Zurück zu Ihrem Hit. Um das Netzwerk zum Glühen zu bringen,
müssen Sie unbedingt jede Chance für eine überzeugende
Performance nutzen. Welche Botschaft wollen Sie ins Netzwerk aussenden?
Professionelles Networking ist hochgradig davon abhängig wie
genau Sie Ihre Ziele vorab formulieren können. Networking endet
in Aktionismus und Beliebigkeit, wenn die Ziele schwanken und vielfältig
sind.
Übung Nr. 3 – Networking-Ziele klären
Welche Ziele möchten Sie mit Networking erreichen? Sammeln
Sie so viele Ziele wie Ihnen innerhalb von zehn Minuten unabgelenkten
und entspannten Überlegens einfallen. Nach dem Ablauf von zehn
Minuten wählen Sie ein Ziel aus, das sich zeitlich festlegen
und inhaltlich bewältigen lässt.
Jedes Gespräch auf dem Weg zu Ihrem gewünschten Adressaten
(im Beispiel: der A&R) ist für Ihren Erfolg entscheidend.
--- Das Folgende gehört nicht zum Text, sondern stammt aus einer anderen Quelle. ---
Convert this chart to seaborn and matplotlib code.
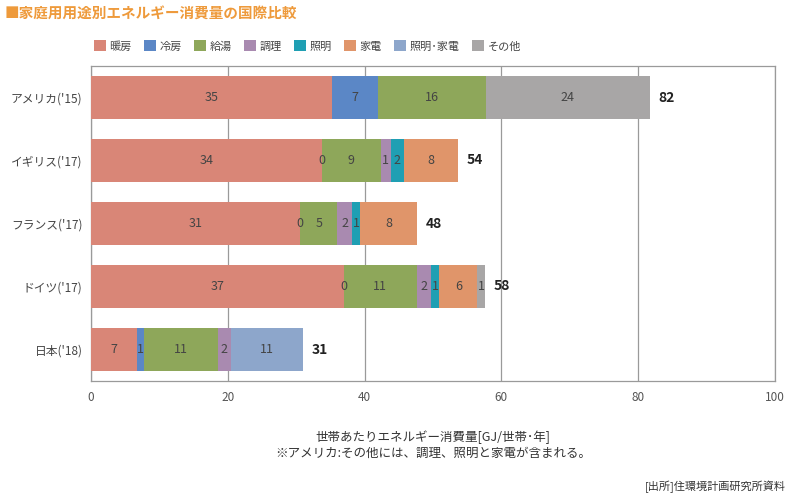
import numpy as np
import pandas as pd
import seaborn as sns
import matplotlib.pyplot as plt
from matplotlib.patches import Patch

# data (GJ / household / year)
countries = ["アメリカ('15)", "イギリス('17)", "フランス('17)", "ドイツ('17)", "日本('18)"]
uses = ["暖房", "冷房", "給湯", "調理", "照明", "家電", "照明･家電", "その他"]
colors = ["#D98677", "#5B87C6", "#8EA75A", "#A98AB0", "#1F9FB3", "#E0956A", "#8DA6CB", "#A8A6A6"]

heating = [35.2, 33.7, 30.6, 37.0, 6.7]
cooling = [6.7, 0.0, 0.0, 0.0, 1.0]
hot_water = [15.8, 8.7, 5.4, 10.6, 10.8]
cooking = [None, 1.4, 2.2, 2.1, 1.9]
lighting = [None, 1.9, 1.1, 1.2, None]
appliances = [None, 7.9, 8.4, 5.6, None]
light_appl = [None, None, None, None, 10.6]
other = [24.0, None, None, 1.1, None]

df = pd.DataFrame(
    [heating, cooling, hot_water, cooking, lighting, appliances, light_appl, other],
    index=uses, columns=countries,
).T.astype(float)

sns.set_theme(style="white")
plt.rcParams["font.family"] = ["Noto Sans CJK JP", "DejaVu Sans"]

fig = plt.figure(figsize=(7.91, 4.96), dpi=100)
ax = fig.add_axes([91 / 791, 1 - 381 / 496, (775 - 91) / 791, (381 - 66) / 496])

cum = df.fillna(0).cumsum(axis=1)
plot_df = cum.reset_index().rename(columns={"index": "country"})

# draw cumulative bars back to front so each segment shows
for use, col in reversed(list(zip(uses, colors))):
    sns.barplot(data=plot_df, x=use, y="country", order=countries, orient="h",
                color=col, saturation=1, width=0.67, errorbar=None,
                linewidth=0, ax=ax, zorder=3)

# segment labels
for i, c in enumerate(countries):
    for use in uses:
        v = df.loc[c, use]
        if np.isnan(v):
            continue
        mid = cum.loc[c, use] - v / 2
        ax.text(mid, i, f"{round(v):d}", ha="center", va="center",
                fontsize=9, color="#444444", zorder=4)
    total = df.loc[c].sum()
    ax.text(total + 1.3, i, f"{round(total):d}", ha="left", va="center",
            fontsize=10, fontweight="bold", color="#222222", zorder=4)

ax.set_xlim(0, 100)
ax.set_ylim(4.5, -0.5)
ax.set_xticks([0, 20, 40, 60, 80, 100])
ax.set_xlabel("")
ax.set_ylabel("")
ax.grid(axis="x", color="#9a9a9a", linewidth=0.9, zorder=0)
ax.set_axisbelow(True)
for s in ax.spines.values():
    s.set_visible(True)
    s.set_color("#9a9a9a")
    s.set_linewidth(0.9)
ax.tick_params(axis="x", labelsize=8.5, colors="#555555", length=0, pad=7)
ax.tick_params(axis="y", labelsize=8.5, colors="#444444", length=0, pad=6)

fig.text(5 / 791, 1 - 13 / 496, "■家庭用用途別エネルギー消費量の国際比較", ha="left", va="center",
         fontsize=10.5, fontweight="bold", color="#EE9A3B")

handles = [Patch(facecolor=col, edgecolor="none", label=u) for u, col in zip(uses, colors)]
fig.legend(handles=handles, loc="center left", bbox_to_anchor=(84 / 791, 1 - 46 / 496),
           ncol=8, frameon=False, fontsize=8, handlelength=1.1, handleheight=1.1,
           handletextpad=0.3, columnspacing=1.1, labelcolor="#444444")

fig.text(433 / 791, 1 - 437 / 496, "世帯あたりエネルギー消費量[GJ/世帯･年]", ha="center", va="center",
         fontsize=9, color="#333333")
fig.text(433 / 791, 1 - 453 / 496, "※アメリカ:その他には、調理、照明と家電が含まれる。", ha="center", va="center",
         fontsize=9, color="#333333")
fig.text(786 / 791, 1 - 487 / 496, "[出所]住環境計画研究所資料", ha="right", va="center",
         fontsize=8, color="#333333")

fig.savefig("out.png", dpi=100)
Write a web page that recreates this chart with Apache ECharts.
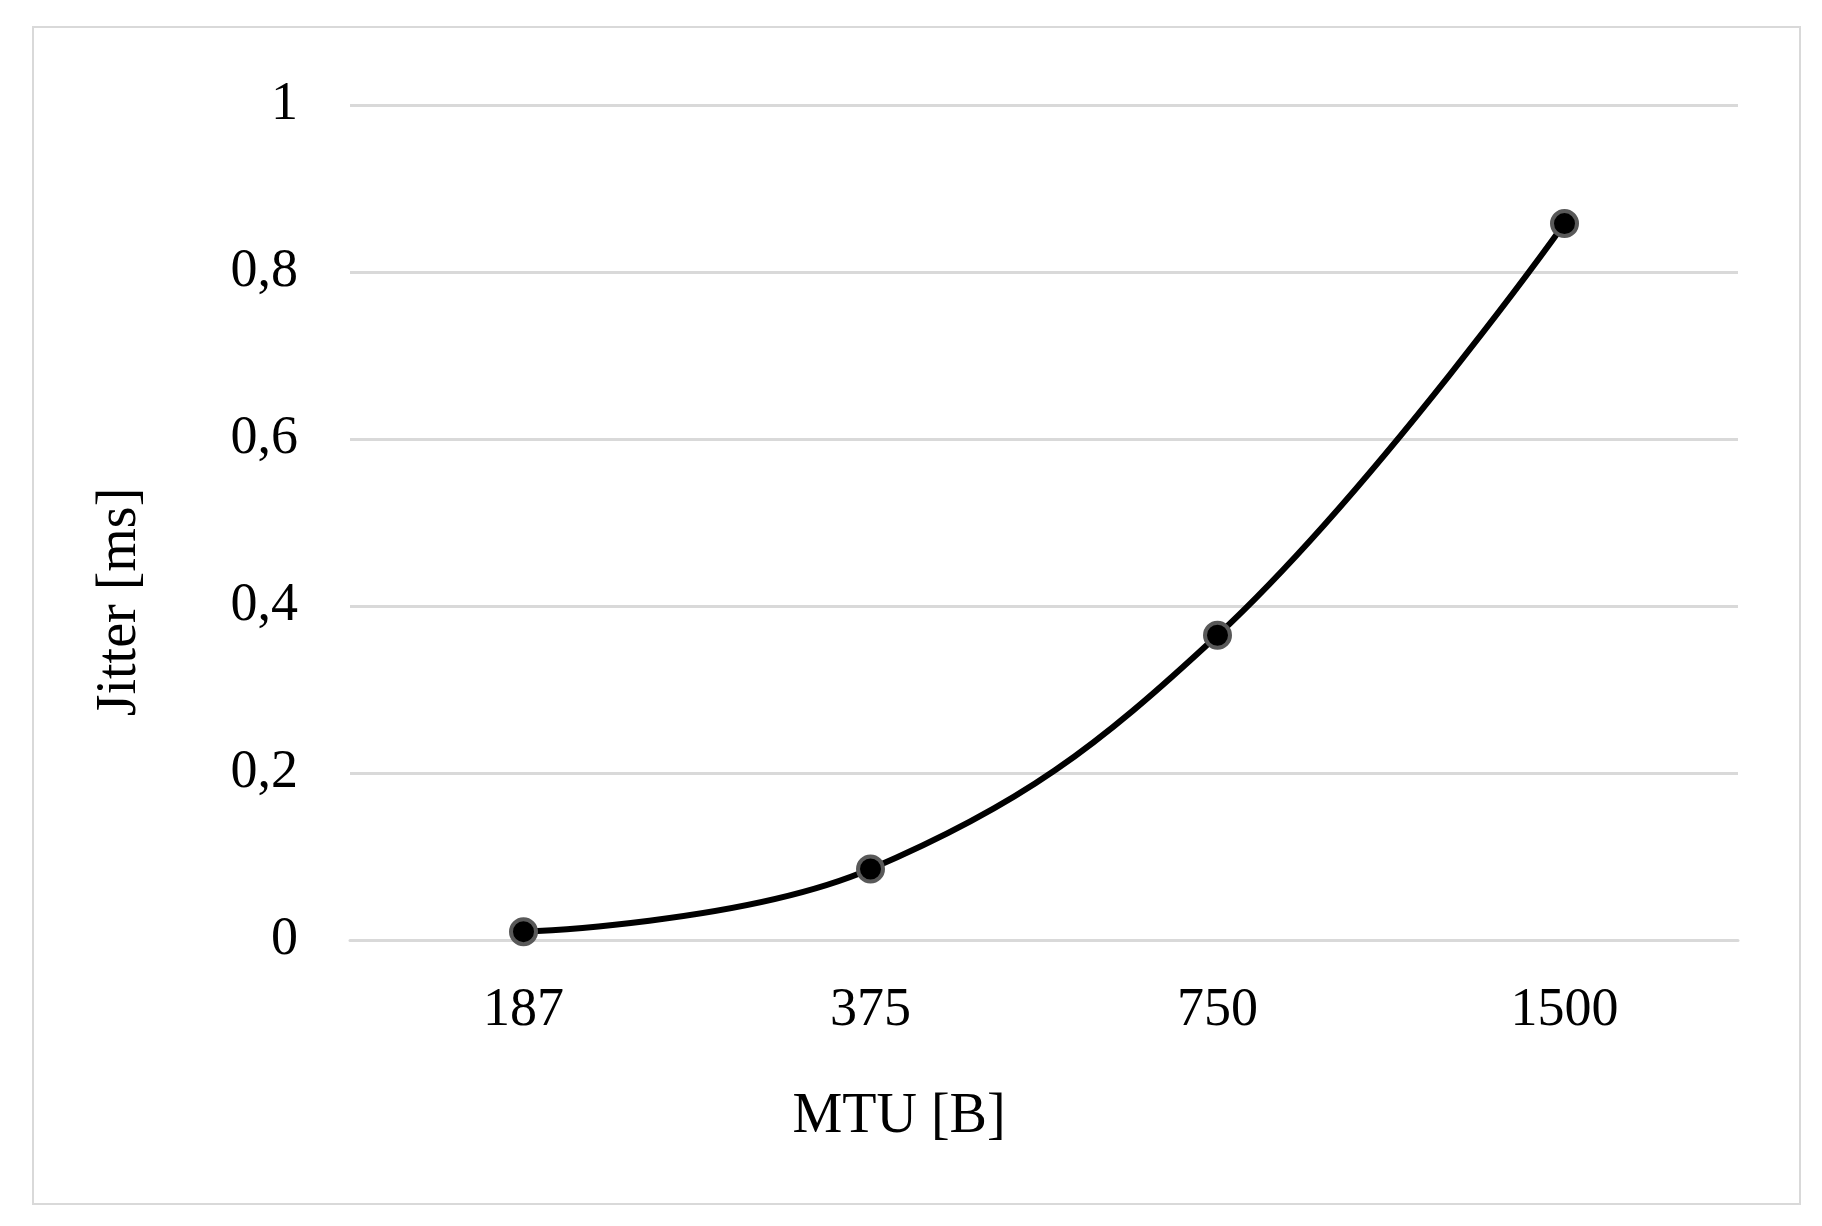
<!DOCTYPE html>
<html>
<head>
<meta charset="utf-8">
<script src="https://cdn.jsdelivr.net/npm/echarts@6/dist/echarts.min.js"></script>
<style>
  html, body { margin: 0; padding: 0; background: #fff; }
  #frame { position: absolute; left: 32px; top: 26px; width: 1765px; height: 1175px; border: 2px solid #d9d9d9; }
  #chart { width: 1822px; height: 1226px; }
</style>
</head>
<body>
<div id="frame"></div>
<div id="chart"></div>
<script>
var categories = ['187', '375', '750', '1500'];
var jitter     = [0.01, 0.085, 0.365, 0.858];
var yTicks     = [0, 0.2, 0.4, 0.6, 0.8, 1];
var xName      = 'MTU [B]';
var yName      = 'Jitter [ms]';

var chart = echarts.init(document.getElementById('chart'));
var font = 'Liberation Serif';

chart.setOption({
  animation: false,
  grid: { left: 350, right: 84, top: 105, bottom: 286 },
  graphic: [
    { type: 'text', x: 899, y: 1117,
      style: { text: xName, font: '56px "Liberation Serif"', fill: '#000', textAlign: 'center', textVerticalAlign: 'middle' } },
    { type: 'text', x: 120, y: 602, rotation: Math.PI / 2,
      style: { text: yName, font: '56px "Liberation Serif"', fill: '#000', textAlign: 'center', textVerticalAlign: 'middle' } }
  ],
  xAxis: {
    type: 'category',
    data: categories,
    boundaryGap: true,
    axisLine: { show: true, lineStyle: { color: '#d9d9d9', width: 3 } },
    axisTick: { show: false },
    axisLabel: { fontFamily: font, fontSize: 54, color: '#000', margin: 44 }
  },
  yAxis: {
    type: 'value',
    min: 0,
    max: 1,
    interval: 0.2,
    axisLine: { show: false },
    axisTick: { show: false },
    splitLine: { lineStyle: { color: '#d9d9d9', width: 3 } },
    axisLabel: {
      fontFamily: font, fontSize: 54, color: '#000', margin: 52,
      formatter: function(v) {
        var t = yTicks.find(function(x) { return Math.abs(x - v) < 1e-9; });
        return String(t === undefined ? v : t).replace('.', ',');
      }
    }
  },
  series: [{
    type: 'line',
    data: jitter,
    smooth: 0.4,
    symbol: 'circle',
    symbolSize: 25,
    lineStyle: { color: '#000', width: 6 },
    itemStyle: { color: '#000', borderColor: '#595959', borderWidth: 4 }
  }]
});
</script>
</body>
</html>
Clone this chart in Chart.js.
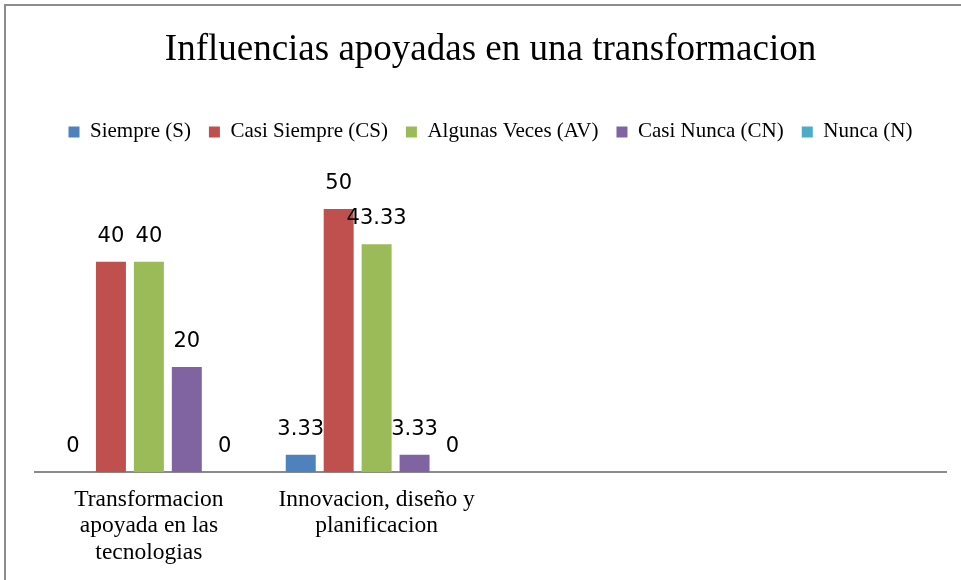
<!DOCTYPE html>
<html>
<head>
<meta charset="utf-8">
<script src="https://cdn.jsdelivr.net/npm/chart.js@4.4.1/dist/chart.umd.min.js"></script>
<style>
    html, body { margin: 0; padding: 0; background: #fff; overflow: hidden; }
    #wrap { position: relative; width: 961px; height: 580px; }
    #frame { position: absolute; left: 4px; top: 4px; width: 2000px; height: 2000px; border: 2px solid #8c8c8c; }
    #chart { position: absolute; left: 0; top: 0; }
</style>
</head>
<body>
<div id="wrap">
    <div id="frame"></div>
    <canvas id="chart" width="961" height="580"></canvas>
</div>
<script>
// Chart data
const categories = [
    ['Transformacion', 'apoyada en las', 'tecnologias'],
    ['Innovacion, diseño y', 'planificacion'],
    '',
    ''
];
const seriesNames = ['Siempre (S)', 'Casi Siempre (CS)', 'Algunas Veces (AV)', 'Casi Nunca (CN)', 'Nunca (N)'];
const siempre = [0, 3.33, null, null];
const casiSiempre = [40, 50, null, null];
const algunasVeces = [40, 43.33, null, null];
const casiNunca = [20, 3.33, null, null];
const nunca = [0, 0, null, null];
const colors = ['#4f81bd', '#c0504d', '#9bbb59', '#8064a2', '#4bacc6'];

const seriesValues = [siempre, casiSiempre, algunasVeces, casiNunca, nunca];

// value labels above each bar
const valueLabels = {
    id: 'valueLabels',
    afterDatasetsDraw(chart) {
        const ctx = chart.ctx;
        ctx.save();
        ctx.font = '21px "DejaVu Sans"';
        ctx.fillStyle = '#000';
        ctx.textAlign = 'center';
        ctx.textBaseline = 'alphabetic';
        chart.data.datasets.forEach((ds, i) => {
            chart.getDatasetMeta(i).data.forEach((bar, j) => {
                const v = ds.data[j];
                if (v === null || v === undefined) return;
                ctx.fillText(String(v), bar.x, bar.y - 20);
            });
        });
        ctx.restore();
    }
};

// a bit of extra room under the legend
const legendSpace = {
    id: 'legendSpace',
    beforeInit(chart) {
        const fit = chart.legend.fit;
        chart.legend.fit = function() {
            fit.bind(chart.legend)();
            this.height += 4;
        };
    }
};

new Chart(document.getElementById('chart'), {
    type: 'bar',
    data: {
        labels: categories,
        datasets: seriesNames.map((name, i) => ({
            label: name,
            data: seriesValues[i],
            backgroundColor: colors[i],
            categoryPercentage: 0.833,
            barPercentage: 0.79
        }))
    },
    options: {
        responsive: false,
        animation: false,
        layout: { padding: { left: 35, right: 15, top: 0, bottom: 0 } },
        plugins: {
            title: {
                display: true,
                text: 'Influencias apoyadas en una transformacion',
                color: '#000',
                font: { family: '"Liberation Serif"', size: 37, weight: 'normal', lineHeight: 1.2 },
                padding: { top: 28, bottom: 31 }
            },
            legend: {
                display: true,
                labels: {
                    color: '#000',
                    font: { family: '"Liberation Serif"', size: 21 },
                    boxWidth: 11,
                    boxHeight: 11,
                    padding: 18
                }
            },
            tooltip: { enabled: false }
        },
        scales: {
            x: {
                grid: { drawOnChartArea: false, drawTicks: false },
                border: { color: '#8a8a8a', width: 2 },
                ticks: {
                    color: '#000',
                    font: { family: '"Liberation Serif"', size: 23.5, lineHeight: 1.13 },
                    padding: 14,
                    maxRotation: 0,
                    autoSkip: false
                }
            },
            y: {
                display: false,
                min: 0,
                max: 60
            }
        }
    },
    plugins: [valueLabels, legendSpace]
});
</script>
</body>
</html>
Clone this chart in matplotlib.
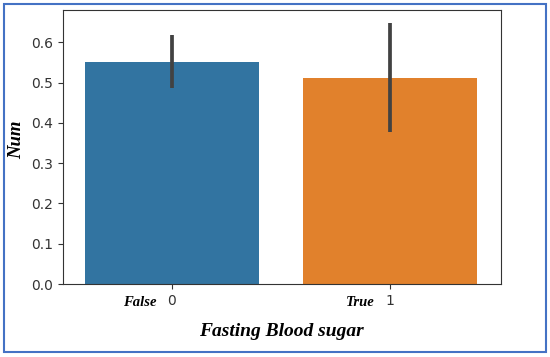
import matplotlib.pyplot as plt
from matplotlib.patches import Rectangle

categories = ["0", "1"]
side_labels = ["False", "True"]
means = [0.550, 0.511]
ci_low = [0.486, 0.378]
ci_high = [0.617, 0.647]
colors = ["#3274a1", "#e1812c"]

fig = plt.figure(figsize=(5.5, 3.57), dpi=100)
ax = fig.add_axes([63 / 550, 1 - 284 / 357, 438 / 550, 274 / 357])

x = range(len(categories))
ax.bar(x, means, width=0.8, color=colors)
ax.vlines(x, ci_low, ci_high, color="#424242", linewidth=2.7)

ax.set_xlim(-0.5, 1.51)
ax.set_ylim(0, 0.68)
ax.set_xticks(list(x))
ax.set_xticklabels(categories)
ax.set_yticks([0.0, 0.1, 0.2, 0.3, 0.4, 0.5, 0.6])
ax.tick_params(labelsize=10, colors="#333333", labelcolor="#333333")
for s in ax.spines.values():
    s.set_color("#333333")

serif = dict(family="Liberation Serif", style="italic", weight="bold")
for i, lab in zip(x, side_labels):
    ax.annotate(lab, xy=(i, 0), xycoords=("data", "axes fraction"),
                xytext=(-11, -13), textcoords="offset points",
                ha="right", va="center", fontsize=10.5, **serif)

fig.text(17 / 550, 1 - 140 / 357, "Num", rotation=90, ha="center", va="center",
         fontsize=13.5, **serif)
fig.text(281 / 550, 1 - 332 / 357, "Fasting Blood sugar", ha="center", va="center",
         fontsize=14, **serif)

fig.patches.append(Rectangle((4 / 550, 5 / 357), 542 / 550, 348 / 357,
                             transform=fig.transFigure, fill=False,
                             edgecolor="#4472c4", linewidth=1.5))

fig.savefig("out.png", dpi=100)
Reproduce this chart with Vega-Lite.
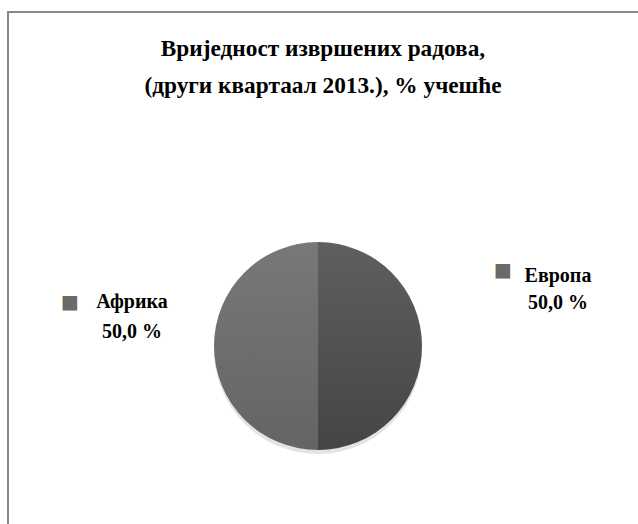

Bereiten Sie sich auf diese Gespräche gut vor, indem Sie Ihr
Ziel in eine konkrete Botschaft umformulieren. Diesen Text müssen
Sie verinnerlichen und auch noch nachts um fünf, wenn Sie aus
dem Tiefschlaf erwachen, souverän und unverkrampft vortragen
können. Ihre Botschaft enthält folgende Aspekte:
Ankündigung Ihrer Selbstpräsentation und Spezialthematik
Ihren Geburtsort und Ihre Ausbildung
Ihre besonderen Fähigkeiten und Ihre wichtigsten Erfolge
den Grund Ihrer Kontaktaufnahme
Dieses Grundschema der Selbstpräsentation funktioniert gleichermaßen
erfolgreich auf Partys wie bei Vorstellungsgesprächen. Sie
können sich vollständig darauf verlassen und genau auf
die Reaktionen Ihres Gegenübers achten. Fallen Sie nicht mit
der Tür ins Haus und verlangen Sie nicht von Fremden Leistungen,
die einen Vertrauensvorschuss voraussetzen. Networking ist die ultimative
Power im Musikbusiness, es erfordert jedoch Zeit und bedingt, dass
Sie von Herzen Ihre Möglichkeiten nutzen, um in anderer Form
Gegenleistungen zu bringen.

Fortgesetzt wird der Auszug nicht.